▸ **WHAT THE TASK ASKS**
Find the line with "What matplotlib code" and the line with "plt.rcParams['font.family'] = ['Liberation", then repeat both of them and every line in between exactly. Omit the pictures.

>> Start DATASET RECORDS

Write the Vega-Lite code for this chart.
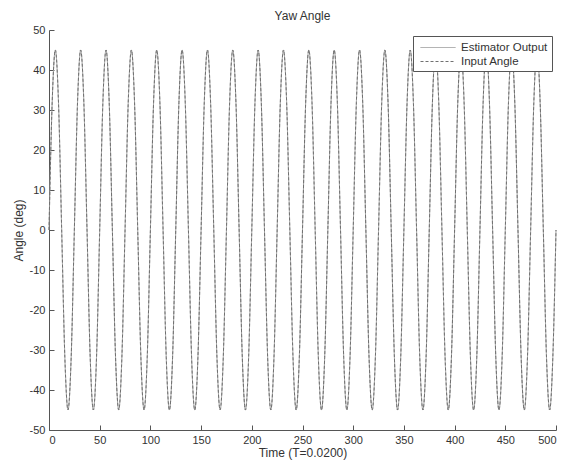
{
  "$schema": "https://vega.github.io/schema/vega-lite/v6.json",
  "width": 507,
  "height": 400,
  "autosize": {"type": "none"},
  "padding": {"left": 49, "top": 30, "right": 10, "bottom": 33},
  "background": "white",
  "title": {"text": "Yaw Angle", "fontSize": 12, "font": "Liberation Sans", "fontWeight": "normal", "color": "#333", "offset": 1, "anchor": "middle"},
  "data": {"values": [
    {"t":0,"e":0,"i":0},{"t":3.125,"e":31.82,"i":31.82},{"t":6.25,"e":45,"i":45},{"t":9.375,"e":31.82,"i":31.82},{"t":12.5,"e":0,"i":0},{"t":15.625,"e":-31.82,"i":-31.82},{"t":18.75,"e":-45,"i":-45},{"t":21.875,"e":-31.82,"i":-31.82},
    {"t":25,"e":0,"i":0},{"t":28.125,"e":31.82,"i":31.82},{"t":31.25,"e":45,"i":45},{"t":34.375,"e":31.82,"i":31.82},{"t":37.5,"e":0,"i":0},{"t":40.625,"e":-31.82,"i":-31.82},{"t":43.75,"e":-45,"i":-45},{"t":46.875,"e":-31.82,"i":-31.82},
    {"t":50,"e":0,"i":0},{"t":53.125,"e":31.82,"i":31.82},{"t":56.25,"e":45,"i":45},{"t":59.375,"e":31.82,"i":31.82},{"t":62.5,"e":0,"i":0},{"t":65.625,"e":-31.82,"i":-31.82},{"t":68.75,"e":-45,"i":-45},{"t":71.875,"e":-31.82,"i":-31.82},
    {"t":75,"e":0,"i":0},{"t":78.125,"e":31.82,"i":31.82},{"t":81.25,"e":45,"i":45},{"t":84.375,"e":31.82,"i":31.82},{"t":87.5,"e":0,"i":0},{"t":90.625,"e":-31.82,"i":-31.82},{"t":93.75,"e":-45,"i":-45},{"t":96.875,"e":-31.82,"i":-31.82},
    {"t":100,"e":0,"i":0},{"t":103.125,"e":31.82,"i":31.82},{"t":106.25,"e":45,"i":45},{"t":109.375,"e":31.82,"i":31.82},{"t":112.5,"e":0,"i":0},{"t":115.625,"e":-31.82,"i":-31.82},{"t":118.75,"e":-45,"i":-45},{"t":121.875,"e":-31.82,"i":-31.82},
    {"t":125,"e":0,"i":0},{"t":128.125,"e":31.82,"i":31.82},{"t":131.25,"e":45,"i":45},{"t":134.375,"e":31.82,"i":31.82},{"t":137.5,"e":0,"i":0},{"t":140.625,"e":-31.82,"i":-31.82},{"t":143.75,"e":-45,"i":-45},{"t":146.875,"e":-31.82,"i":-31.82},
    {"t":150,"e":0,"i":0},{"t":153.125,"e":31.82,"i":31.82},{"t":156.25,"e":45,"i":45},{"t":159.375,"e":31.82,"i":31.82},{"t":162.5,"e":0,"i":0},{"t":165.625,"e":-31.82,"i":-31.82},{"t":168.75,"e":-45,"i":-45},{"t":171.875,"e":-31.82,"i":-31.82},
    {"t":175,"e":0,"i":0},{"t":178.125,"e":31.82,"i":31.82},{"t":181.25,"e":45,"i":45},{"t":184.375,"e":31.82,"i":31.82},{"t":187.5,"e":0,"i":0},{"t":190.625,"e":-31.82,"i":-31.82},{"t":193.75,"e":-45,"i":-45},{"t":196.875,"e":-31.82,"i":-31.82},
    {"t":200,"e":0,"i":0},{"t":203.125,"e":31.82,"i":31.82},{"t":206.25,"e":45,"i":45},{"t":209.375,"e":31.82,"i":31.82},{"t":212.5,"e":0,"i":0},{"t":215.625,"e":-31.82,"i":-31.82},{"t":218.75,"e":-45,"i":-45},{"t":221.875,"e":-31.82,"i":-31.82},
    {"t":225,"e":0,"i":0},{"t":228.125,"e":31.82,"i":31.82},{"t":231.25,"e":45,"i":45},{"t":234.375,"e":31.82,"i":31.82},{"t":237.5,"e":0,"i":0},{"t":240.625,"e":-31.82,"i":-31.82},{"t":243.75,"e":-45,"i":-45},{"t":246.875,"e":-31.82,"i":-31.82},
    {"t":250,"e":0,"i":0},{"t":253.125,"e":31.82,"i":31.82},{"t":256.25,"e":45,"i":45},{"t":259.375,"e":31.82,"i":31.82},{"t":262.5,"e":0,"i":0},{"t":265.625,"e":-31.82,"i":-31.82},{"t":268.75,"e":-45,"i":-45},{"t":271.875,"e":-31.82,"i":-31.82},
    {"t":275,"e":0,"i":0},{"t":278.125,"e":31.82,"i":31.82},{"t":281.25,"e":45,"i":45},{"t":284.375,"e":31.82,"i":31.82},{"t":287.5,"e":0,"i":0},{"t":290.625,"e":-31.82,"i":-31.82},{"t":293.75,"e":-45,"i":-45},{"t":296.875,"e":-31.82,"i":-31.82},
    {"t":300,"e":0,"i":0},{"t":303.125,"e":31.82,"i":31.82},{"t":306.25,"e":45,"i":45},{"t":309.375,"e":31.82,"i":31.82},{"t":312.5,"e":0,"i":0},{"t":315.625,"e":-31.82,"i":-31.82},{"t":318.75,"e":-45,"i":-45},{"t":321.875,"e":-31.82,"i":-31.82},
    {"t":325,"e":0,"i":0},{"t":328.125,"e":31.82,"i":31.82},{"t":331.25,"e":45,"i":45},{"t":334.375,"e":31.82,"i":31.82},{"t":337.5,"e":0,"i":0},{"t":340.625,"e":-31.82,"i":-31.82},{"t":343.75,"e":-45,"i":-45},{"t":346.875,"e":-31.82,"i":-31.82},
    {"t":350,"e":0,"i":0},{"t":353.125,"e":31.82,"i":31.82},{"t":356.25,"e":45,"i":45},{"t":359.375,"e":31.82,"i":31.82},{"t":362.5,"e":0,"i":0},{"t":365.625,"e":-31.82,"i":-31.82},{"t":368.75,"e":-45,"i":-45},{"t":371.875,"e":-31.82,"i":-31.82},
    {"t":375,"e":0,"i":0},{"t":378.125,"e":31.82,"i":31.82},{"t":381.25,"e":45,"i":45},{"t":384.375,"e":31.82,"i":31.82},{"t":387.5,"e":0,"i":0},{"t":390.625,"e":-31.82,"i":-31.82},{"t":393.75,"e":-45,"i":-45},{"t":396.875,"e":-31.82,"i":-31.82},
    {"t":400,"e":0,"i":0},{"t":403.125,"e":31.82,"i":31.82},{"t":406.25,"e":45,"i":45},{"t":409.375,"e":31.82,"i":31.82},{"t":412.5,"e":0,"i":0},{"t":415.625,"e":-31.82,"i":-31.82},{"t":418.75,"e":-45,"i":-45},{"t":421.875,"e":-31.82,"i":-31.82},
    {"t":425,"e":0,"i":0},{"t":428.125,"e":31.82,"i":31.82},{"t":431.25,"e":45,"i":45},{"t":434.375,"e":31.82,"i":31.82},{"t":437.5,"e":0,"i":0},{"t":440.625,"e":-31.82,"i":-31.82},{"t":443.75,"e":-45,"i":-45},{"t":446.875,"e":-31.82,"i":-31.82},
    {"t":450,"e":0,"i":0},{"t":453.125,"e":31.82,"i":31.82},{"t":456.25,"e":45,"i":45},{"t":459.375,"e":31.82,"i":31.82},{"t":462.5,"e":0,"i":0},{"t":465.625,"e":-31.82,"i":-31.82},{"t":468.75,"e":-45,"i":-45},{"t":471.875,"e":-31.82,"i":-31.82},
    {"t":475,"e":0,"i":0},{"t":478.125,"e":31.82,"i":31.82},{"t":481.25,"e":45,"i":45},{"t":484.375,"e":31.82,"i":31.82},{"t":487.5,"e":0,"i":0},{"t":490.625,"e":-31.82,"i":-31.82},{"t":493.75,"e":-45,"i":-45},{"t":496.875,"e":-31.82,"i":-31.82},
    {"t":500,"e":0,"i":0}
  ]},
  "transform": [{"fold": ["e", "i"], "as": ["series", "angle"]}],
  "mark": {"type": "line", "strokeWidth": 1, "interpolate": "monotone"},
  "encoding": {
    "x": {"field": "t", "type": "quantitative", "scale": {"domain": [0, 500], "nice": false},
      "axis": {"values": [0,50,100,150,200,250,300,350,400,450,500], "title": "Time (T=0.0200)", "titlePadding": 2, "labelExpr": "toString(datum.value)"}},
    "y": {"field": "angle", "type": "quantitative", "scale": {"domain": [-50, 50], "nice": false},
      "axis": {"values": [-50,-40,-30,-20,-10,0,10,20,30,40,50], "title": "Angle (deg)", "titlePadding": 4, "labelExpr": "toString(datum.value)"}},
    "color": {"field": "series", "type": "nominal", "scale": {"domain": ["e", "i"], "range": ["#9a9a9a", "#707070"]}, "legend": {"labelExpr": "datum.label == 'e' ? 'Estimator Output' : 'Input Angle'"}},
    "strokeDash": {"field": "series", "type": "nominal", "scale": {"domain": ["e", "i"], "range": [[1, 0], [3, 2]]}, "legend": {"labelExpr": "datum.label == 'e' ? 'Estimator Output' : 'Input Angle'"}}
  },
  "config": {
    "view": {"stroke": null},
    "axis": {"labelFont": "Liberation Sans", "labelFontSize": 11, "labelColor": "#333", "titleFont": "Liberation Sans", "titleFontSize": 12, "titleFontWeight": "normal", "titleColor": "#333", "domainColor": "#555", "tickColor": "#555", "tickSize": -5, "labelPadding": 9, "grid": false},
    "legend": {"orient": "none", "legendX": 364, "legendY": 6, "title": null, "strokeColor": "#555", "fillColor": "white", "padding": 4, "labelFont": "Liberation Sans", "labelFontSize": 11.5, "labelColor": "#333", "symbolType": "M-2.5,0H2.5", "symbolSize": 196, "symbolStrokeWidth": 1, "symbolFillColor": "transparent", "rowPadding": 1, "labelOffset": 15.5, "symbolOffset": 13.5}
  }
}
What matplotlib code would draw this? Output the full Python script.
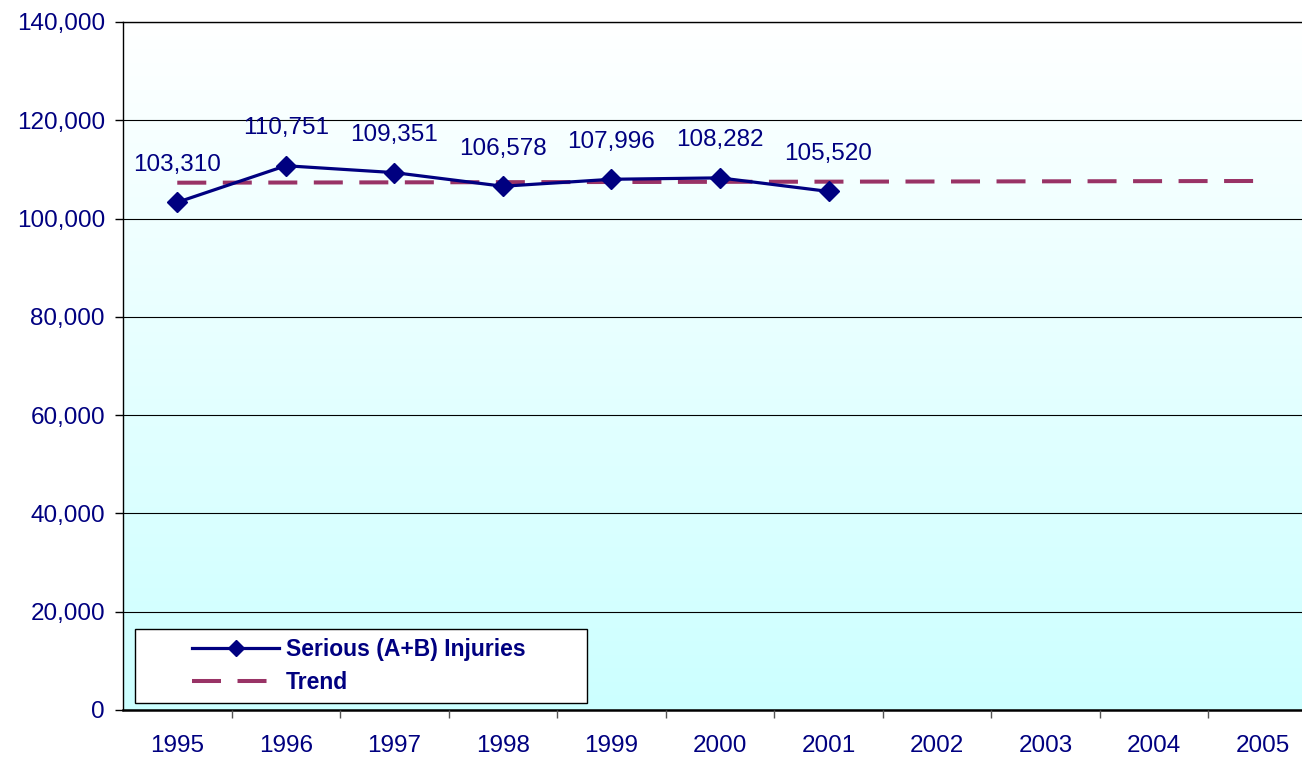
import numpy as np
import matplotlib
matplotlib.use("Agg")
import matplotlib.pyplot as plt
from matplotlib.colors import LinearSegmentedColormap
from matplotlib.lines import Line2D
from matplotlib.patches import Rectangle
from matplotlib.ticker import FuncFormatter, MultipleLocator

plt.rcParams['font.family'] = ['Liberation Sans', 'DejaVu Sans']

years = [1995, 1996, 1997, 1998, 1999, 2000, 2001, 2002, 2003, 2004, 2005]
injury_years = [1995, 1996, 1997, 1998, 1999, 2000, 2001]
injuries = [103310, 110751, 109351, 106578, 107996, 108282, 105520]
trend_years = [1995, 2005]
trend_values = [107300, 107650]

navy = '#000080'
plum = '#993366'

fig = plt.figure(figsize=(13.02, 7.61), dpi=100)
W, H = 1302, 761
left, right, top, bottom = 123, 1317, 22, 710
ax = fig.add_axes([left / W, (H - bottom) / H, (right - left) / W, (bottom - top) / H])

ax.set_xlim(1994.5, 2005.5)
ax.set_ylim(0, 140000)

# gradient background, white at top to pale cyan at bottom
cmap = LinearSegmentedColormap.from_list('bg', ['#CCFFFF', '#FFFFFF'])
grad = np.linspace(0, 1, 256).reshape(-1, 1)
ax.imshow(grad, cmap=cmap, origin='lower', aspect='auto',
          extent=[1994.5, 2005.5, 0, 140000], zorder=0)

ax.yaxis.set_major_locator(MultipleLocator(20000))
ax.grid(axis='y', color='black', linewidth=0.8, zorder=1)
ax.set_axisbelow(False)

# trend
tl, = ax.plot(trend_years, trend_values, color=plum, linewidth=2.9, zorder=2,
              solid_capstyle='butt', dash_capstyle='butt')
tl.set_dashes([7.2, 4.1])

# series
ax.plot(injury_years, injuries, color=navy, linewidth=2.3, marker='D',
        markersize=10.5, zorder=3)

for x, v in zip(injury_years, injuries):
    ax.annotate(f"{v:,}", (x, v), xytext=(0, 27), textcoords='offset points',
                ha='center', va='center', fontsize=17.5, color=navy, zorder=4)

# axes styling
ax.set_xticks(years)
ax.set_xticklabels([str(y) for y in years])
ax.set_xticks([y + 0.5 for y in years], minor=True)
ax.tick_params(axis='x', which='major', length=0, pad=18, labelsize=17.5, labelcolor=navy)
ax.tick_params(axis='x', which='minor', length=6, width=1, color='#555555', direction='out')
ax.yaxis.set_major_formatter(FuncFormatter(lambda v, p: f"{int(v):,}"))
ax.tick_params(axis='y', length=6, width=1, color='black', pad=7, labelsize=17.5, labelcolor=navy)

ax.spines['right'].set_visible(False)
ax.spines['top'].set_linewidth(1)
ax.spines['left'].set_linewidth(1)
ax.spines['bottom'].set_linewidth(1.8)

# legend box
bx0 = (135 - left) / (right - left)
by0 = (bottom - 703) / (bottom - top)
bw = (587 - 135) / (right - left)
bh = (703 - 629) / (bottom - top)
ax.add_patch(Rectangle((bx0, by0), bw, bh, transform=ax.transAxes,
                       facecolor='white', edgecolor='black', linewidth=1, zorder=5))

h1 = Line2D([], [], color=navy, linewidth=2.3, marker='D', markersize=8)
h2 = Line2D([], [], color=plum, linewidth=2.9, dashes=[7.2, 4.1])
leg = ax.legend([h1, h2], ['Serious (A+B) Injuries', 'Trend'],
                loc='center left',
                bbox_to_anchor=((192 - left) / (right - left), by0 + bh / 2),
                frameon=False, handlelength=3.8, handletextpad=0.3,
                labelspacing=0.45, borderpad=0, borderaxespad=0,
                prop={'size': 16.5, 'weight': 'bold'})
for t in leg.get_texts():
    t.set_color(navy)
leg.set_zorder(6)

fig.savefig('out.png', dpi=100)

>> End DATASET RECORDS

▸ **TASK RESULT**
What matplotlib code would draw this? Output the full Python script.
import numpy as np
import matplotlib
matplotlib.use("Agg")
import matplotlib.pyplot as plt
from matplotlib.colors import LinearSegmentedColormap
from matplotlib.lines import Line2D
from matplotlib.patches import Rectangle
from matplotlib.ticker import FuncFormatter, MultipleLocator

plt.rcParams['font.family'] = ['Liberation Sans', 'DejaVu Sans']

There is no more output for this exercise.